Trending: An urgency for training for global manufacturers

Manufacturing companies have received some extra attention recently with the gradual mainstreaming of IoT, news of self-driving cars already hitting the roadways, sophisticated 3D printing on the rise, and even “an informal deal” being negotiated for new, upgraded presidential planes in the US. (NOTE: The Transportation Equipment Industry represents a subset of Manufacturing, which includes companies that produce motor vehicles and aircraft).

Experts now refer to this age of smart manufacturing that we’re in as “Industry 4.0, the next Industrial Revolution“:

“When Industry 4.0 solutions are implemented, manufacturers can benefit in a number of ways: improved resource productivity and efficiency, agility in meeting customers’ business needs, value opportunities through the development of new services, as well as increased speed to market.”

How can these expectations even begin to be met without a serious commitment to training? Without a doubt, learning will be critical to improving resource productivity, greater agility to satisfy customer needs, developing new services, and speeding time to market.

Plus, there’s the issue of the manufacturing industry having had high levels of employee turnover. Now, in Industry 4.0 with its faster rate of change, increased automation, and adoption of new tools — the situation is made more extreme.

According to the Society for Human Resource Management, the average cost per hire is $4,129, and the average time-to-hire is 42 days. It’s no surprise then, that manufacturing companies are not only trying to keep up with the pace of the industry, they also have to add extra focus to reducing employee turnover to remain competitive.

A culture of learning can help solve many of these challenges. By upskilling current employees, companies can stay ahead of changes in the industry and reduce the need for new hires. By instigating more efficient training practices, the cost of onboarding new hires is also lower. Employees can keep their jobs and improve their skills, while employers get to save money — it’s a win-win.
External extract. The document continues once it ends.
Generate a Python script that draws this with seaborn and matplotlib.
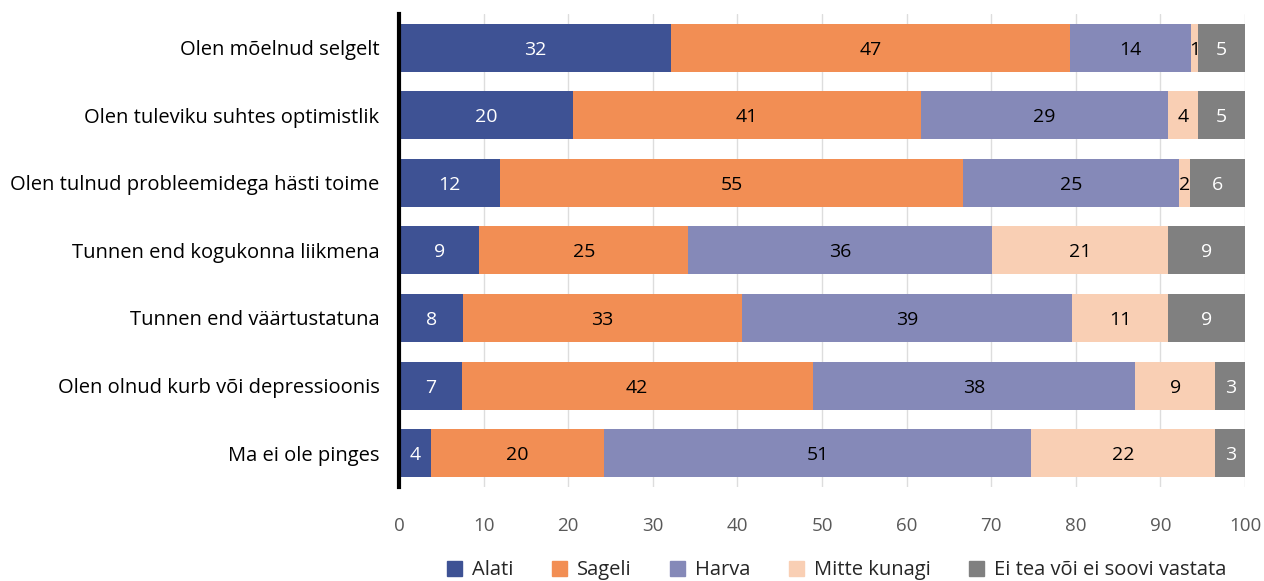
import numpy as np
import pandas as pd
import matplotlib.pyplot as plt
import seaborn as sns

# data (percent shares per statement)
statements = [
    "Olen mõelnud selgelt",
    "Olen tuleviku suhtes optimistlik",
    "Olen tulnud probleemidega hästi toime",
    "Tunnen end kogukonna liikmena",
    "Tunnen end väärtustatuna",
    "Olen olnud kurb või depressioonis",
    "Ma ei ole pinges",
]
categories = ["Alati", "Sageli", "Harva", "Mitte kunagi", "Ei tea või ei soovi vastata"]

alati = [32.2, 20.6, 11.9, 9.5, 7.6, 7.4, 3.8]
sageli = [47.1, 41.1, 54.8, 24.7, 32.9, 41.5, 20.4]
harva = [14.3, 29.2, 25.5, 35.9, 39.1, 38.1, 50.5]
mitte = [0.8, 3.5, 1.3, 20.8, 11.3, 9.5, 21.8]
eitea = [5.6, 5.6, 6.5, 9.1, 9.1, 3.5, 3.5]

# printed labels (rounded in source)
lab_alati = [32, 20, 12, 9, 8, 7, 4]
lab_sageli = [47, 41, 55, 25, 33, 42, 20]
lab_harva = [14, 29, 25, 36, 39, 38, 51]
lab_mitte = [1, 4, 2, 21, 11, 9, 22]
lab_eitea = [5, 5, 6, 9, 9, 3, 3]

colors = ["#3E5294", "#F28E54", "#8589B8", "#F9CFB4", "#808080"]
text_colors = ["white", "black", "black", "black", "white"]

series = [alati, sageli, harva, mitte, eitea]
labels = [lab_alati, lab_sageli, lab_harva, lab_mitte, lab_eitea]

df = pd.DataFrame(dict(zip(categories, series)), index=statements)
cum = df.cumsum(axis=1)

sns.set_style("white")
plt.rcParams['font.family'] = ['Open Sans', 'DejaVu Sans']

fig = plt.figure(figsize=(12.64, 5.81), dpi=100)
ax = fig.add_axes([0.3157, 0.162, 0.6693, 0.814])

# stacked bars: draw cumulative totals from the last segment back to the first
for i in reversed(range(len(categories))):
    d = pd.DataFrame({"statement": statements, "value": cum.iloc[:, i].values})
    sns.barplot(data=d, x="value", y="statement", color=colors[i], width=0.71,
                saturation=1, ax=ax, zorder=2, edgecolor="none", linewidth=0)

# segment labels
for i in range(len(categories)):
    starts = cum.iloc[:, i].values - df.iloc[:, i].values
    mids = starts + df.iloc[:, i].values / 2
    for r in range(len(statements)):
        ax.text(mids[r], r + 0.03, str(labels[i][r]), ha="center", va="center",
                fontsize=14, color=text_colors[i], zorder=3)

ax.set_xlim(0, 100)
ax.set_ylim(6.5, -0.5)
ax.set_xticks(range(0, 101, 10))
ax.xaxis.grid(True, color="#DDDDDD", linewidth=1, zorder=0)
ax.set_axisbelow(True)
ax.set_xlabel("")
ax.set_ylabel("")
for s in ["top", "right", "bottom"]:
    ax.spines[s].set_visible(False)
ax.spines["left"].set_linewidth(3)
ax.spines["left"].set_color("black")
ax.tick_params(axis="x", length=0, pad=22, labelsize=13.5, labelcolor="#595959")
ax.tick_params(axis="y", length=0, pad=14, labelsize=14.5, labelcolor="black")

handles = [plt.Rectangle((0, 0), 1, 1, color=c) for c in colors]
fig.legend(handles, categories, loc="lower center", ncol=5, frameon=False,
           fontsize=14.5, bbox_to_anchor=(0.662, -0.03), handlelength=0.75,
           handleheight=0.75, columnspacing=1.9, handletextpad=0.5)

fig.savefig("out.png", dpi=100)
From Unskilled or Single-Skilled to Multi-Skilled

Another of the biggest challenges facing manufacturers is that the unskilled and single-skilled workers that dominated the industry in the past are no longer a match for the type of employee these companies now require.

Advancing technology requires fewer workers at higher skill levels; the work previously done by unskilled or single-skilled workers is now increasingly provided by largely-automated tools. Instead, these businesses need multi-skilled workers who can oversee and direct a range of tasks. Developing continuous learning programs is an effective way of upskilling existing employees so that they can continue in their jobs while reducing the need to look for more skilled replacements. Plus, requisite training in compliance, safety, quality standards, and even sales training are other areas where continuous learning can be integrated into the day-to-day flow.

Continuing Professional Development

As demand for multi-skilled workers increases, businesses are also at risk of losing key employees to rival companies. When this happens, the organization is not only losing a valued member of the team, it’s also left scrambling to fill the gap. By offering continued professional development (CPD) to employees using online learning tools, businesses can show loyalty, increase employee engagement and satisfaction, and shrink the chances that employees will leave for another role.

Increased Training Safety and Speed

Manufacturing can be a high-risk environment: Large machines and automated tools represent a real health and safety risk to untrained workers. By using online learning to enable employees to practice on new machinery using virtual simulations, manufacturing businesses can significantly reduce training risk.

Not only is risk reduced, but employees can practice more efficiently. In a busy manufacturing business, there may be limited time to train employees on the physical machines themselves; simulations enable as much practice as needed. This makes online learning ideal for onboarding new employees, upskilling existing ones, and training whole teams on new equipment.